==== EXCERPTED DATA

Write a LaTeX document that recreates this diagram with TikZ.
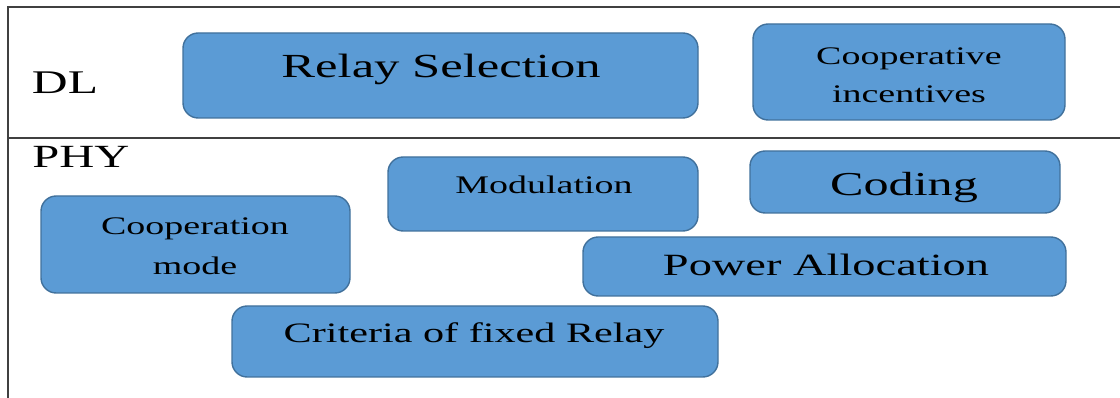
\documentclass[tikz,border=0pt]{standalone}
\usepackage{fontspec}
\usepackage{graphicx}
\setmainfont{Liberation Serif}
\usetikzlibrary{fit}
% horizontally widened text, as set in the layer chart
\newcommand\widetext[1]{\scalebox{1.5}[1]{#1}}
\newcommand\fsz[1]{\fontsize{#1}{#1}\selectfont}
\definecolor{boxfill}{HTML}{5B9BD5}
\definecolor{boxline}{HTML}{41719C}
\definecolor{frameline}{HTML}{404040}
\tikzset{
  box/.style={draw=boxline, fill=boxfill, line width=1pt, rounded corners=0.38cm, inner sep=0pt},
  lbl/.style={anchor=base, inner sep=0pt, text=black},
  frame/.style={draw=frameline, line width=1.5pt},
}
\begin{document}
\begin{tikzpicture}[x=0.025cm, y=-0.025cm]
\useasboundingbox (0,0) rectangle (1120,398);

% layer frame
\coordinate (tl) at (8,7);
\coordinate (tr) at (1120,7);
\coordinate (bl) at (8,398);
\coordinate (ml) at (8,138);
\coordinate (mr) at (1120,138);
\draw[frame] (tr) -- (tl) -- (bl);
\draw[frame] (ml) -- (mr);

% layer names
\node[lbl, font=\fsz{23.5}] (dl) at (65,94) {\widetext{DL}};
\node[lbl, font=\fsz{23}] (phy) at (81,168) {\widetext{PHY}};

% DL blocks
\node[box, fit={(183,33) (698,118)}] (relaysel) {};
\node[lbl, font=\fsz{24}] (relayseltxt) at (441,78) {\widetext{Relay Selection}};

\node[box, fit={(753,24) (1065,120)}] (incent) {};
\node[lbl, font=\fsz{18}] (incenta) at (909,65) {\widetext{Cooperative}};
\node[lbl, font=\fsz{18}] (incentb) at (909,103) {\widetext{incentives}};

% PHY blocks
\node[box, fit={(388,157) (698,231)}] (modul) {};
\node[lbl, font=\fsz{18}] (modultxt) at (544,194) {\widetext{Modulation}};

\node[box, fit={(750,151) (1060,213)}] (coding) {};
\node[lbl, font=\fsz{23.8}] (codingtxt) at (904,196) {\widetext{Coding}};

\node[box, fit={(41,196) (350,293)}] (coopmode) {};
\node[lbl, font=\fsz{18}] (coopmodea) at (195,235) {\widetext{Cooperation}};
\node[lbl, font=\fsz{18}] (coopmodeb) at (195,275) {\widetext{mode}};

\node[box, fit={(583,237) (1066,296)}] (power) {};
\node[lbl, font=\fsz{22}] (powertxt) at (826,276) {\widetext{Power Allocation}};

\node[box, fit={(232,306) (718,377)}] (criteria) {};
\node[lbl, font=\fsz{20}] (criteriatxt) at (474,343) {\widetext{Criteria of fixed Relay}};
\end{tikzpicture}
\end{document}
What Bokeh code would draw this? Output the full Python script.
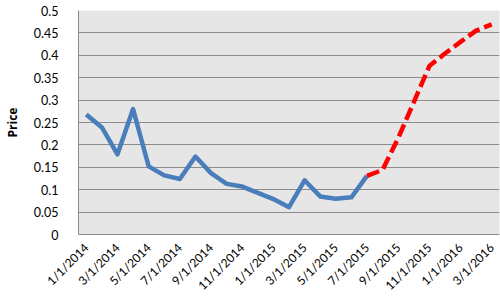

========

Exactly reproduce each record, leaving out any pictures.

CORRECT ANSWER:
Write a LaTeX document that recreates this diagram with TikZ.
\documentclass[tikz,border=0pt]{standalone}
\usepackage{fontspec}
\usepackage{graphicx}
\setmainfont{Liberation Serif}
\usetikzlibrary{fit}
% horizontally widened text, as set in the layer chart
\newcommand\widetext[1]{\scalebox{1.5}[1]{#1}}
\newcommand\fsz[1]{\fontsize{#1}{#1}\selectfont}
\definecolor{boxfill}{HTML}{5B9BD5}
\definecolor{boxline}{HTML}{41719C}
\definecolor{frameline}{HTML}{404040}
\tikzset{
  box/.style={draw=boxline, fill=boxfill, line width=1pt, rounded corners=0.38cm, inner sep=0pt},
  lbl/.style={anchor=base, inner sep=0pt, text=black},
  frame/.style={draw=frameline, line width=1.5pt},
}
\begin{document}
\begin{tikzpicture}[x=0.025cm, y=-0.025cm]
\useasboundingbox (0,0) rectangle (1120,398);

% layer frame
\coordinate (tl) at (8,7);
\coordinate (tr) at (1120,7);
\coordinate (bl) at (8,398);
\coordinate (ml) at (8,138);
\coordinate (mr) at (1120,138);
\draw[frame] (tr) -- (tl) -- (bl);
\draw[frame] (ml) -- (mr);

% layer names
\node[lbl, font=\fsz{23.5}] (dl) at (65,94) {\widetext{DL}};
\node[lbl, font=\fsz{23}] (phy) at (81,168) {\widetext{PHY}};

% DL blocks
\node[box, fit={(183,33) (698,118)}] (relaysel) {};
\node[lbl, font=\fsz{24}] (relayseltxt) at (441,78) {\widetext{Relay Selection}};

\node[box, fit={(753,24) (1065,120)}] (incent) {};
\node[lbl, font=\fsz{18}] (incenta) at (909,65) {\widetext{Cooperative}};
\node[lbl, font=\fsz{18}] (incentb) at (909,103) {\widetext{incentives}};

% PHY blocks
\node[box, fit={(388,157) (698,231)}] (modul) {};
\node[lbl, font=\fsz{18}] (modultxt) at (544,194) {\widetext{Modulation}};

\node[box, fit={(750,151) (1060,213)}] (coding) {};
\node[lbl, font=\fsz{23.8}] (codingtxt) at (904,196) {\widetext{Coding}};

\node[box, fit={(41,196) (350,293)}] (coopmode) {};
\node[lbl, font=\fsz{18}] (coopmodea) at (195,235) {\widetext{Cooperation}};
\node[lbl, font=\fsz{18}] (coopmodeb) at (195,275) {\widetext{mode}};

\node[box, fit={(583,237) (1066,296)}] (power) {};
\node[lbl, font=\fsz{22}] (powertxt) at (826,276) {\widetext{Power Allocation}};

\node[box, fit={(232,306) (718,377)}] (criteria) {};
\node[lbl, font=\fsz{20}] (criteriatxt) at (474,343) {\widetext{Criteria of fixed Relay}};
\end{tikzpicture}
\end{document}
What Bokeh code would draw this? Output the full Python script.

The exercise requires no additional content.